▶ **Task prompt**:
Omit all images. Transcribe the rest of the material below exactly.

--- Raw data ---

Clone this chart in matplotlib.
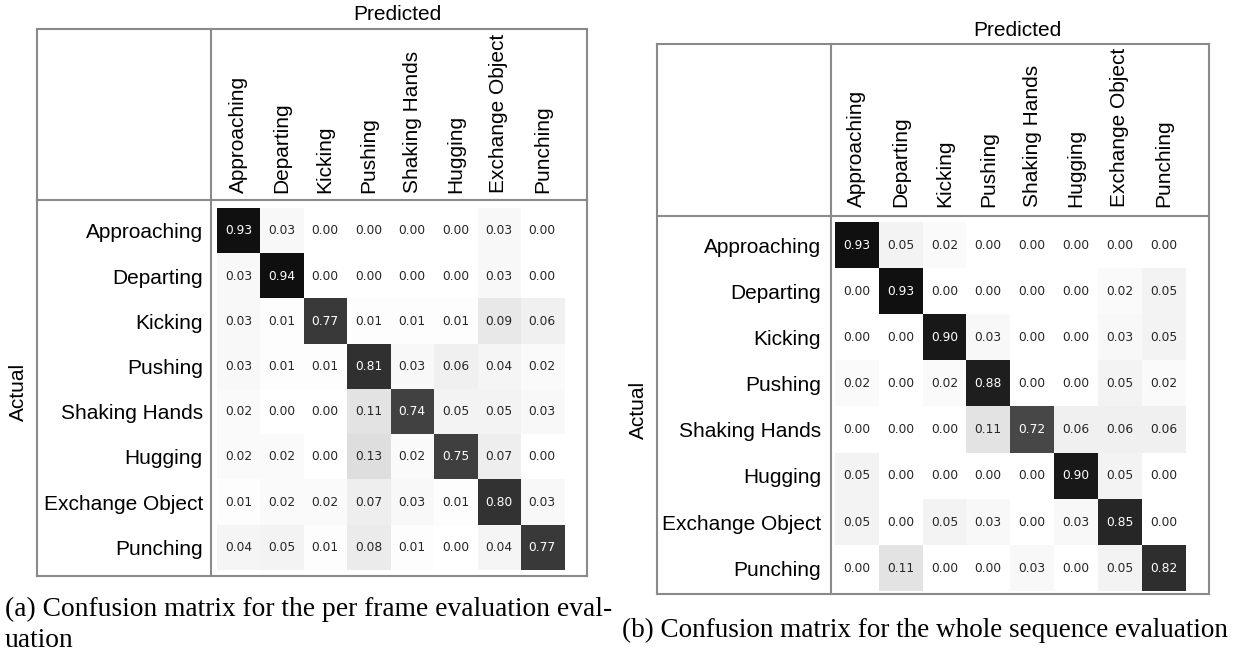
import numpy as np
import matplotlib.pyplot as plt
from matplotlib.lines import Line2D

# classes (same order for rows and columns)
classes = ['Approaching', 'Departing', 'Kicking', 'Pushing',
           'Shaking Hands', 'Hugging', 'Exchange Object', 'Punching']

# (a) per frame evaluation
cm_frame = [
    [0.93, 0.03, 0.00, 0.00, 0.00, 0.00, 0.03, 0.00],
    [0.03, 0.94, 0.00, 0.00, 0.00, 0.00, 0.03, 0.00],
    [0.03, 0.01, 0.77, 0.01, 0.01, 0.01, 0.09, 0.06],
    [0.03, 0.01, 0.01, 0.81, 0.03, 0.06, 0.04, 0.02],
    [0.02, 0.00, 0.00, 0.11, 0.74, 0.05, 0.05, 0.03],
    [0.02, 0.02, 0.00, 0.13, 0.02, 0.75, 0.07, 0.00],
    [0.01, 0.02, 0.02, 0.07, 0.03, 0.01, 0.80, 0.03],
    [0.04, 0.05, 0.01, 0.08, 0.01, 0.00, 0.04, 0.77],
]

# (b) whole sequence evaluation
cm_seq = [
    [0.93, 0.05, 0.02, 0.00, 0.00, 0.00, 0.00, 0.00],
    [0.00, 0.93, 0.00, 0.00, 0.00, 0.00, 0.02, 0.05],
    [0.00, 0.00, 0.90, 0.03, 0.00, 0.00, 0.03, 0.05],
    [0.02, 0.00, 0.02, 0.88, 0.00, 0.00, 0.05, 0.02],
    [0.00, 0.00, 0.00, 0.11, 0.72, 0.06, 0.06, 0.06],
    [0.05, 0.00, 0.00, 0.00, 0.00, 0.90, 0.05, 0.00],
    [0.05, 0.00, 0.05, 0.03, 0.00, 0.03, 0.85, 0.00],
    [0.00, 0.11, 0.00, 0.00, 0.03, 0.00, 0.05, 0.82],
]

captions = ['(a) Confusion matrix for the per frame evaluation eval-\nuation',
            '(b) Confusion matrix for the whole sequence evaluation']

W, H = 1243, 653
SANS = 'Liberation Sans'
SERIF = 'Liberation Serif'
LINE_C = '#8a8a8a'

fig = plt.figure(figsize=(W / 100, H / 100), dpi=100)


def fx(x):
    return x / W


def fy(y):
    return 1 - y / H


def hline(x0, x1, y):
    fig.add_artist(Line2D([fx(x0), fx(x1)], [fy(y), fy(y)],
                          transform=fig.transFigure, color=LINE_C, lw=1.5))


def vline(x, y0, y1):
    fig.add_artist(Line2D([fx(x), fx(x)], [fy(y0), fy(y1)],
                          transform=fig.transFigure, color=LINE_C, lw=1.5))


def draw_panel(cm, box, div, grid, pred_xy, act_xy):
    bx0, bx1, by0, by1 = box
    dx, dy = div
    gx0, gx1, gy0, gy1 = grid

    # table frame
    hline(bx0, bx1, by0)
    hline(bx0, bx1, by1)
    hline(bx0, bx1, dy)
    vline(bx0, by0, by1)
    vline(bx1, by0, by1)
    vline(dx, by0, by1)

    ax = fig.add_axes([fx(gx0), fy(gy1), (gx1 - gx0) / W, (gy1 - gy0) / H])
    data = np.array(cm)
    ax.imshow(data, cmap='gray_r', vmin=0, vmax=1, aspect='auto',
              interpolation='nearest')
    for i in range(data.shape[0]):
        for j in range(data.shape[1]):
            v = data[i, j]
            ax.text(j, i, f'{v:.2f}', ha='center', va='center', fontsize=8.8,
                    color='white' if v > 0.5 else '#262626')

    ax.set_xticks(range(len(classes)))
    ax.set_yticks(range(len(classes)))
    ax.set_xticklabels(classes, rotation=90, fontsize=15, family=SANS)
    ax.set_yticklabels(classes, fontsize=15, family=SANS)
    ax.xaxis.tick_top()
    ax.tick_params(axis='x', length=0, pad=11)
    ax.tick_params(axis='y', length=0, pad=10)
    for s in ax.spines.values():
        s.set_visible(False)

    fig.text(fx(pred_xy[0]), fy(pred_xy[1]), 'Predicted', ha='center',
             va='center', fontsize=15, family=SANS)
    fig.text(fx(act_xy[0]), fy(act_xy[1]), 'Actual', ha='center',
             va='center', rotation=90, fontsize=15, family=SANS)


draw_panel(cm_frame, (37.3, 586.7, 29.3, 576), (210.7, 200),
           (216.7, 564, 208.3, 570), (397, 15), (18, 392))
draw_panel(cm_seq, (656.7, 1209, 44.3, 594), (830.7, 216),
           (835, 1185.3, 222.3, 591.3), (1017, 31), (638, 410))

fig.text(fx(5), fy(597), captions[0], ha='left', va='top', fontsize=19.8,
         family=SERIF, linespacing=1.3)
fig.text(fx(622), fy(630), captions[1], ha='left', va='center', fontsize=19.5,
         family=SERIF)

fig.savefig('out.png', dpi=100)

---

▶ **Response to this task**:
Clone this chart in matplotlib.
import numpy as np
import matplotlib.pyplot as plt
from matplotlib.lines import Line2D

# classes (same order for rows and columns)
classes = ['Approaching', 'Departing', 'Kicking', 'Pushing',
           'Shaking Hands', 'Hugging', 'Exchange Object', 'Punching']

# (a) per frame evaluation
cm_frame = [
    [0.93, 0.03, 0.00, 0.00, 0.00, 0.00, 0.03, 0.00],
    [0.03, 0.94, 0.00, 0.00, 0.00, 0.00, 0.03, 0.00],
    [0.03, 0.01, 0.77, 0.01, 0.01, 0.01, 0.09, 0.06],
    [0.03, 0.01, 0.01, 0.81, 0.03, 0.06, 0.04, 0.02],
    [0.02, 0.00, 0.00, 0.11, 0.74, 0.05, 0.05, 0.03],
    [0.02, 0.02, 0.00, 0.13, 0.02, 0.75, 0.07, 0.00],
    [0.01, 0.02, 0.02, 0.07, 0.03, 0.01, 0.80, 0.03],
    [0.04, 0.05, 0.01, 0.08, 0.01, 0.00, 0.04, 0.77],
]

# (b) whole sequence evaluation
cm_seq = [
    [0.93, 0.05, 0.02, 0.00, 0.00, 0.00, 0.00, 0.00],
    [0.00, 0.93, 0.00, 0.00, 0.00, 0.00, 0.02, 0.05],
    [0.00, 0.00, 0.90, 0.03, 0.00, 0.00, 0.03, 0.05],
    [0.02, 0.00, 0.02, 0.88, 0.00, 0.00, 0.05, 0.02],
    [0.00, 0.00, 0.00, 0.11, 0.72, 0.06, 0.06, 0.06],
    [0.05, 0.00, 0.00, 0.00, 0.00, 0.90, 0.05, 0.00],
    [0.05, 0.00, 0.05, 0.03, 0.00, 0.03, 0.85, 0.00],
    [0.00, 0.11, 0.00, 0.00, 0.03, 0.00, 0.05, 0.82],
]

captions = ['(a) Confusion matrix for the per frame evaluation eval-\nuation',
            '(b) Confusion matrix for the whole sequence evaluation']

W, H = 1243, 653
SANS = 'Liberation Sans'
SERIF = 'Liberation Serif'
LINE_C = '#8a8a8a'

fig = plt.figure(figsize=(W / 100, H / 100), dpi=100)


def fx(x):
    return x / W


def fy(y):
    return 1 - y / H


def hline(x0, x1, y):
    fig.add_artist(Line2D([fx(x0), fx(x1)], [fy(y), fy(y)],
                          transform=fig.transFigure, color=LINE_C, lw=1.5))


def vline(x, y0, y1):
    fig.add_artist(Line2D([fx(x), fx(x)], [fy(y0), fy(y1)],
                          transform=fig.transFigure, color=LINE_C, lw=1.5))


def draw_panel(cm, box, div, grid, pred_xy, act_xy):
    bx0, bx1, by0, by1 = box
    dx, dy = div
    gx0, gx1, gy0, gy1 = grid

    # table frame
    hline(bx0, bx1, by0)
    hline(bx0, bx1, by1)
    hline(bx0, bx1, dy)
    vline(bx0, by0, by1)
    vline(bx1, by0, by1)
    vline(dx, by0, by1)

    ax = fig.add_axes([fx(gx0), fy(gy1), (gx1 - gx0) / W, (gy1 - gy0) / H])
    data = np.array(cm)
    ax.imshow(data, cmap='gray_r', vmin=0, vmax=1, aspect='auto',
              interpolation='nearest')
    for i in range(data.shape[0]):
        for j in range(data.shape[1]):
            v = data[i, j]
            ax.text(j, i, f'{v:.2f}', ha='center', va='center', fontsize=8.8,
                    color='white' if v > 0.5 else '#262626')

    ax.set_xticks(range(len(classes)))
    ax.set_yticks(range(len(classes)))
    ax.set_xticklabels(classes, rotation=90, fontsize=15, family=SANS)
    ax.set_yticklabels(classes, fontsize=15, family=SANS)
    ax.xaxis.tick_top()
    ax.tick_params(axis='x', length=0, pad=11)
    ax.tick_params(axis='y', length=0, pad=10)
    for s in ax.spines.values():
        s.set_visible(False)

    fig.text(fx(pred_xy[0]), fy(pred_xy[1]), 'Predicted', ha='center',
             va='center', fontsize=15, family=SANS)
    fig.text(fx(act_xy[0]), fy(act_xy[1]), 'Actual', ha='center',
             va='center', rotation=90, fontsize=15, family=SANS)


draw_panel(cm_frame, (37.3, 586.7, 29.3, 576), (210.7, 200),
           (216.7, 564, 208.3, 570), (397, 15), (18, 392))
draw_panel(cm_seq, (656.7, 1209, 44.3, 594), (830.7, 216),
           (835, 1185.3, 222.3, 591.3), (1017, 31), (638, 410))

fig.text(fx(5), fy(597), captions[0], ha='left', va='top', fontsize=19.8,
         family=SERIF, linespacing=1.3)
fig.text(fx(622), fy(630), captions[1], ha='left', va='center', fontsize=19.5,
         family=SERIF)

fig.savefig('out.png', dpi=100)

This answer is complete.